From Assemblyman Cymbrowitz’s office (as usual with press releases, just imagine a big, fat [sic] next to the entire thing):
Assemblyman Steven Cymbrowitz (D-Brooklyn) has termed Governor Paterson’s proposal, part of today’s budget message to the Legislature, “a dangerous scheme to raise money at the expense of the wellbeing of New Yorkers. While the initial sale of new wine merchant licenses will realize millions of dollars for the State, it is a onetime revenue raiser that puts our state’s residents at peril for decades to come.

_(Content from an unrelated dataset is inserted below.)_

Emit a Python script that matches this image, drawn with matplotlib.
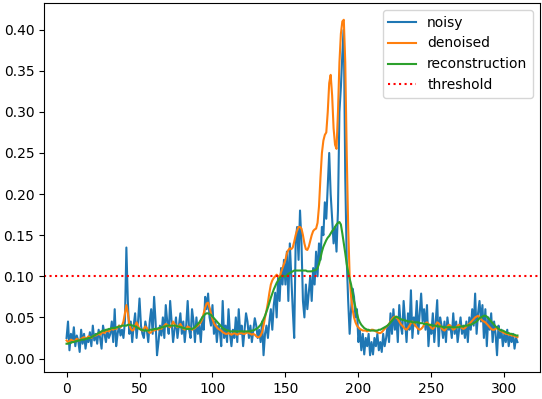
import numpy as np
import matplotlib
matplotlib.use('Agg')
import matplotlib.pyplot as plt

# values, one per sample (x = 0..309)
noisy = [
    0.025, 0.045, 0.010, 0.030, 0.020, 0.038, 0.015, 0.028, 0.022, 0.008,
    0.035, 0.018, 0.030, 0.012, 0.025, 0.020, 0.032, 0.015, 0.040, 0.022,
    0.030, 0.018, 0.035, 0.025, 0.012, 0.040, 0.030, 0.020, 0.035, 0.025,
    0.030, 0.045, 0.020, 0.060, 0.015, 0.030, 0.040, 0.028, 0.035, 0.025,
    0.045, 0.135, 0.070, 0.030, 0.045, 0.020, 0.040, 0.055, 0.025, 0.045,
    0.073, 0.040, 0.030, 0.025, 0.045, 0.035, 0.020, 0.045, 0.060, 0.030,
    0.075, 0.045, 0.004, 0.020, 0.040, 0.028, 0.050, 0.025, 0.065, 0.045,
    0.030, 0.070, 0.045, 0.020, 0.035, 0.050, 0.025, 0.040, 0.055, 0.030,
    0.045, 0.020, 0.040, 0.070, 0.035, 0.025, 0.060, 0.045, 0.020, 0.050,
    0.030, 0.040, 0.020, 0.050, 0.035, 0.075, 0.060, 0.079, 0.050, 0.040,
    0.065, 0.030, 0.045, 0.020, 0.040, 0.035, 0.015, 0.070, 0.025, 0.040,
    0.020, 0.060, 0.030, 0.015, 0.035, 0.025, 0.050, 0.020, 0.060, 0.030,
    0.040, 0.015, 0.035, 0.055, 0.045, 0.025, 0.040, 0.020, 0.035, 0.049,
    0.040, 0.025, 0.035, 0.020, 0.045, 0.004, 0.030, 0.040, 0.025, 0.045,
    0.060, 0.035, 0.065, 0.080, 0.050, 0.100, 0.070, 0.110, 0.090, 0.120,
    0.090, 0.130, 0.070, 0.140, 0.100, 0.060, 0.025, 0.140, 0.160, 0.120,
    0.180, 0.140, 0.070, 0.050, 0.090, 0.060, 0.080, 0.100, 0.070, 0.110,
    0.090, 0.130, 0.100, 0.140, 0.120, 0.160, 0.150, 0.190, 0.170, 0.210,
    0.250, 0.200, 0.170, 0.140, 0.160, 0.130, 0.180, 0.300, 0.330, 0.370,
    0.400, 0.220, 0.120, 0.070, 0.030, 0.060, 0.085, 0.075, 0.050, 0.060,
    0.020, 0.035, 0.010, 0.030, 0.005, 0.025, 0.015, 0.030, 0.004, 0.020,
    0.005, 0.025, 0.015, 0.030, 0.010, 0.020, 0.008, 0.030, 0.015, 0.025,
    0.040, 0.020, 0.055, 0.030, 0.060, 0.035, 0.050, 0.020, 0.065, 0.040,
    0.030, 0.070, 0.045, 0.020, 0.055, 0.035, 0.083, 0.025, 0.050, 0.040,
    0.070, 0.030, 0.055, 0.079, 0.045, 0.060, 0.035, 0.065, 0.015, 0.040,
    0.030, 0.055, 0.020, 0.045, 0.071, 0.015, 0.050, 0.040, 0.025, 0.045,
    0.020, 0.050, 0.035, 0.040, 0.025, 0.055, 0.030, 0.045, 0.020, 0.035,
    0.050, 0.030, 0.040, 0.025, 0.045, 0.020, 0.050, 0.035, 0.060, 0.040,
    0.079, 0.030, 0.055, 0.070, 0.045, 0.065, 0.025, 0.060, 0.015, 0.050,
    0.035, 0.055, 0.020, 0.045, 0.030, 0.004, 0.040, 0.025, 0.035, 0.015,
    0.030, 0.020, 0.035, 0.015, 0.028, 0.020, 0.030, 0.012, 0.025, 0.020,
]

denoised = [
    0.022, 0.020, 0.021, 0.023, 0.022, 0.021, 0.022, 0.024, 0.023, 0.022,
    0.024, 0.025, 0.026, 0.024, 0.025, 0.027, 0.026, 0.025, 0.027, 0.028,
    0.028, 0.029, 0.030, 0.029, 0.031, 0.032, 0.031, 0.033, 0.034, 0.033,
    0.035, 0.036, 0.035, 0.037, 0.036, 0.038, 0.040, 0.038, 0.040, 0.045,
    0.055, 0.065, 0.055, 0.042, 0.036, 0.034, 0.035, 0.040, 0.044, 0.040,
    0.036, 0.035, 0.034, 0.036, 0.039, 0.037, 0.033, 0.031, 0.032, 0.035,
    0.034, 0.035, 0.036, 0.035, 0.037, 0.036, 0.038, 0.040, 0.042, 0.041,
    0.039, 0.038, 0.040, 0.045, 0.042, 0.040, 0.038, 0.040, 0.042, 0.039,
    0.036, 0.035, 0.037, 0.039, 0.038, 0.036, 0.035, 0.036, 0.037, 0.039,
    0.040, 0.042, 0.044, 0.048, 0.055, 0.062, 0.067, 0.068, 0.062, 0.055,
    0.048, 0.043, 0.040, 0.038, 0.036, 0.035, 0.034, 0.032, 0.031, 0.030,
    0.030, 0.031, 0.030, 0.029, 0.030, 0.031, 0.030, 0.029, 0.030, 0.031,
    0.031, 0.030, 0.030, 0.031, 0.032, 0.031, 0.030, 0.029, 0.030, 0.029,
    0.027, 0.026, 0.026, 0.028, 0.032, 0.040, 0.050, 0.058, 0.068, 0.080,
    0.090, 0.095, 0.098, 0.100, 0.102, 0.100, 0.098, 0.105, 0.110, 0.115,
    0.120, 0.128, 0.132, 0.134, 0.133, 0.135, 0.142, 0.150, 0.156, 0.160,
    0.160, 0.158, 0.150, 0.140, 0.133, 0.132, 0.136, 0.143, 0.150, 0.155,
    0.157, 0.158, 0.165, 0.185, 0.220, 0.250, 0.265, 0.272, 0.275, 0.300,
    0.335, 0.345, 0.320, 0.280, 0.260, 0.255, 0.300, 0.360, 0.395, 0.410,
    0.412, 0.360, 0.250, 0.160, 0.100, 0.075, 0.060, 0.050, 0.044, 0.040,
    0.038, 0.036, 0.035, 0.034, 0.034, 0.034, 0.033, 0.034, 0.034, 0.035,
    0.035, 0.034, 0.033, 0.032, 0.031, 0.031, 0.032, 0.034, 0.036, 0.038,
    0.040, 0.042, 0.045, 0.048, 0.050, 0.051, 0.050, 0.048, 0.045, 0.042,
    0.040, 0.038, 0.036, 0.035, 0.037, 0.040, 0.043, 0.045, 0.043, 0.040,
    0.038, 0.036, 0.035, 0.036, 0.038, 0.041, 0.043, 0.044, 0.042, 0.040,
    0.037, 0.036, 0.038, 0.041, 0.044, 0.043, 0.040, 0.037, 0.035, 0.034,
    0.036, 0.039, 0.041, 0.040, 0.037, 0.035, 0.036, 0.038, 0.040, 0.041,
    0.039, 0.037, 0.036, 0.037, 0.039, 0.041, 0.042, 0.044, 0.046, 0.048,
    0.050, 0.051, 0.052, 0.050, 0.048, 0.046, 0.045, 0.044, 0.042, 0.040,
    0.038, 0.036, 0.035, 0.035, 0.036, 0.037, 0.036, 0.034, 0.033, 0.032,
    0.031, 0.030, 0.030, 0.029, 0.029, 0.028, 0.028, 0.027, 0.027, 0.026,
]

reconstruction = [
    0.018, 0.018, 0.019, 0.019, 0.020, 0.020, 0.021, 0.021, 0.022, 0.022,
    0.023, 0.023, 0.023, 0.024, 0.024, 0.025, 0.025, 0.026, 0.027, 0.028,
    0.029, 0.030, 0.031, 0.032, 0.033, 0.034, 0.034, 0.035, 0.035, 0.036,
    0.036, 0.037, 0.037, 0.037, 0.038, 0.038, 0.039, 0.039, 0.040, 0.040,
    0.040, 0.040, 0.041, 0.041, 0.041, 0.040, 0.040, 0.039, 0.038, 0.037,
    0.036, 0.035, 0.035, 0.034, 0.034, 0.034, 0.034, 0.035, 0.035, 0.035,
    0.036, 0.036, 0.036, 0.037, 0.037, 0.038, 0.038, 0.039, 0.039, 0.040,
    0.040, 0.040, 0.040, 0.040, 0.040, 0.040, 0.039, 0.039, 0.038, 0.038,
    0.037, 0.037, 0.036, 0.036, 0.036, 0.036, 0.036, 0.037, 0.038, 0.040,
    0.042, 0.044, 0.047, 0.050, 0.052, 0.054, 0.055, 0.055, 0.054, 0.053,
    0.051, 0.049, 0.047, 0.045, 0.043, 0.041, 0.039, 0.037, 0.036, 0.035,
    0.034, 0.034, 0.033, 0.033, 0.033, 0.033, 0.033, 0.033, 0.033, 0.033,
    0.033, 0.033, 0.033, 0.033, 0.033, 0.033, 0.033, 0.034, 0.034, 0.035,
    0.036, 0.037, 0.039, 0.041, 0.044, 0.048, 0.052, 0.057, 0.062, 0.068,
    0.074, 0.079, 0.084, 0.088, 0.092, 0.095, 0.098, 0.100, 0.101, 0.100,
    0.100, 0.101, 0.103, 0.104, 0.105, 0.106, 0.107, 0.107, 0.107, 0.107,
    0.107, 0.107, 0.107, 0.107, 0.107, 0.106, 0.106, 0.106, 0.106, 0.107,
    0.107, 0.108, 0.110, 0.115, 0.122, 0.130, 0.136, 0.140, 0.144, 0.147,
    0.149, 0.152, 0.155, 0.157, 0.160, 0.163, 0.165, 0.166, 0.163, 0.152,
    0.140, 0.128, 0.115, 0.105, 0.097, 0.090, 0.080, 0.070, 0.062, 0.055,
    0.048, 0.044, 0.041, 0.039, 0.037, 0.036, 0.035, 0.035, 0.034, 0.034,
    0.034, 0.034, 0.034, 0.034, 0.035, 0.035, 0.036, 0.037, 0.038, 0.039,
    0.040, 0.042, 0.044, 0.046, 0.048, 0.050, 0.051, 0.050, 0.049, 0.048,
    0.047, 0.047, 0.046, 0.046, 0.045, 0.045, 0.045, 0.044, 0.044, 0.044,
    0.044, 0.044, 0.043, 0.043, 0.043, 0.042, 0.042, 0.042, 0.041, 0.041,
    0.041, 0.040, 0.040, 0.040, 0.039, 0.039, 0.039, 0.039, 0.038, 0.038,
    0.038, 0.038, 0.038, 0.038, 0.038, 0.038, 0.038, 0.038, 0.038, 0.038,
    0.039, 0.039, 0.039, 0.040, 0.040, 0.040, 0.041, 0.041, 0.042, 0.043,
    0.044, 0.045, 0.047, 0.049, 0.050, 0.051, 0.052, 0.052, 0.051, 0.049,
    0.047, 0.045, 0.043, 0.041, 0.039, 0.038, 0.036, 0.035, 0.034, 0.034,
    0.033, 0.032, 0.031, 0.031, 0.030, 0.030, 0.029, 0.029, 0.028, 0.028,
]

threshold = 0.1

fig, ax = plt.subplots(figsize=(5.42, 3.99), dpi=100)
fig.subplots_adjust(left=44 / 542, right=540 / 542, bottom=27 / 399, top=396 / 399)

ax.plot(noisy, label='noisy')
ax.plot(denoised, label='denoised')
ax.plot(reconstruction, label='reconstruction')
ax.axhline(threshold, color='r', linestyle=':', label='threshold')
ax.legend(loc='upper right')

fig.savefig('out.png', dpi=100)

Cymbrowitz was referring to the Governor, once again including a plan to allow grocery stores, gas stations, bodegas, mini-marts and corner delis to sell wine, as part of his budget balancing strategy. “By proposing a plan to legalize wine sales in 19,0000 new outlets, Governor Paterson has once again made a terrible mistake that will only increase underage drinking, lead to more drunk driving, and hurt small businesses across New York State. There is no question that New Yorkers will be put in danger with this misguided attempt to bring in more revenue. Currently the State Liquor Authority has only 38 inspectors regulating 70,000 license holders. Increasing the inspection team’s workload by almost one-third is a recipe for disaster.”

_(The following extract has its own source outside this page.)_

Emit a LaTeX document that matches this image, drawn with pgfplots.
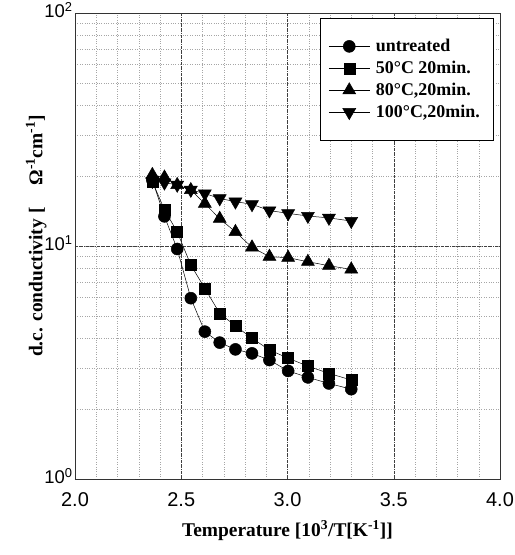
\documentclass[border=0pt]{standalone}
\usepackage{fontspec}
\setmainfont{Liberation Serif}
\newfontfamily\arial{Liberation Sans}
\usepackage{pgfplots}
\pgfplotsset{compat=1.18}
\begin{document}
\begin{tikzpicture}
\path[use as bounding box] (-75bp,-76bp) rectangle (440bp,479bp);
\begin{axis}[
  at={(0,0)}, anchor=south west,
  scale only axis, width=425bp, height=466bp,
  xmin=2.0, xmax=4.0, ymin=1, ymax=100,
  ymode=log,
  xtick={2.0,2.5,3.0,3.5,4.0},
  minor x tick num=4,
  ytick={1,10,100},
  yticklabels={10\textsuperscript{0},10\textsuperscript{1},10\textsuperscript{2}},
  xticklabel style={font=\arial\fontsize{20}{22}\selectfont, yshift=-10bp, /pgf/number format/.cd, fixed, fixed zerofill, precision=1, assume math mode=true},
  yticklabel style={font=\arial\fontsize{18.5}{22}\selectfont, xshift=1bp, yshift=3bp},
  major tick length=0pt, minor tick length=0pt,
  grid=both,
  major grid style={black!75, densely dashdotted, line width=0.5pt},
  minor grid style={black!35, dotted, line width=0.5pt},
  axis line style={black!80, line width=0.5pt},
  xlabel={Temperature [10\textsuperscript{3}/T[K\textsuperscript{-1}]]},
  ylabel={d.c. conductivity [\hspace{22bp}Ω\textsuperscript{-1}cm\textsuperscript{-1}]},
  label style={font=\bfseries\fontsize{19.5}{22}\selectfont},
  xlabel style={yshift=-7bp},
  ylabel style={yshift=-9bp, xshift=10bp},
  legend cell align=left,
  legend style={at={(0.986,0.989)}, anchor=north east, draw=black, line width=0.6pt,
    font=\bfseries\fontsize{18}{21}\selectfont, inner xsep=8bp, inner ysep=19bp,
    row sep=4bp, fill=white,
    nodes={inner xsep=6bp}},
  legend image code/.code={\draw[mark repeat=2,mark phase=2,#1] plot coordinates {(0cm,0cm) (0.72cm,0cm) (1.44cm,0cm)};},
  every axis plot/.append style={black, line width=0.5pt, mark options={solid, fill=black}},
]
\addplot[mark=*, mark size=6bp] coordinates {
(2.364,19.2) (2.421,13.4) (2.481,9.71) (2.545,5.97) (2.611,4.29) (2.681,3.85) (2.755,3.60) (2.833,3.46) (2.915,3.24) (3.003,2.91) (3.096,2.73) (3.195,2.57) (3.300,2.43)};
\addlegendentry{untreated}
\addplot[mark=square*, mark size=5.5bp] coordinates {
(2.364,18.9) (2.421,14.3) (2.481,11.5) (2.545,8.29) (2.611,6.58) (2.681,5.14) (2.755,4.54) (2.833,4.02) (2.915,3.58) (3.003,3.30) (3.096,3.05) (3.195,2.84) (3.300,2.66)};
\addlegendentry{50°C 20min.}
\addplot[mark=triangle*, mark size=7.5bp] coordinates {
(2.364,20.2) (2.421,19.7) (2.481,18.3) (2.545,17.4) (2.611,15.2) (2.681,13.1) (2.755,11.5) (2.833,9.87) (2.915,9.0) (3.003,8.91) (3.096,8.56) (3.195,8.23) (3.300,7.94)};
\addlegendentry{80°C,20min.}
\addplot[mark=triangle*, mark size=7.5bp, mark options={rotate=180}] coordinates {
(2.364,19.0) (2.421,18.7) (2.481,18.3) (2.545,17.4) (2.611,16.8) (2.681,16.0) (2.755,15.5) (2.833,15.1) (2.915,14.2) (3.003,13.8) (3.096,13.45) (3.195,13.2) (3.300,12.8)};
\addlegendentry{100°C,20min.}
\end{axis}
\end{tikzpicture}
\end{document}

“We found out just this month that teenagers were able to buy illegal “nutcrackers” at bodegas in New York City. Now, Governor Paterson wants to reward these same stores by allowing them to sell wine – which we know full well will only lead to more sales to minors.
New York already spends $3.2 billion every year on underage drinking – we should be looking for ways to reduce this serious problem, not make it worse,” Cymbrowitz continued.
Cymbrowitz pointed out that, “This fiscal gimmick would allow teenagers to have easier access to wine often sold by clerks and cashiers under the legal drinking age. This is why a coalition of all of the state’s major law enforcement representatives, including the New York City Patrolmen’s Benevolent Association, the New York State Troopers’ Patrolmen’s Benevolent Association and the New York State Sheriff’s Association, joined together last year and are committed to fighting this devastating proposal. Regardless of the extent of New York’s budget deficit, making alcohol purchases easier for our children is not the answer to the state’s fiscal problems.”
“While the Governor’s proposal will bring in additional revenue this fiscal year, we know that more than 1,000 Mom-and-Pop stores around the state will be forced to close, and more than 4,500 jobs will be lost in the worst economy in generations. These job losses will cost hundreds of additional union sales and delivery jobs for Teamsters and UFCW members. Beyond the safety issue this is a job-killing idea that should be rejected,” Cymbrowitz explained. “I urge the Governor to withdraw this reckless idea. If he doesn’t, I will work with my colleagues in the Legislature to reject it once again.”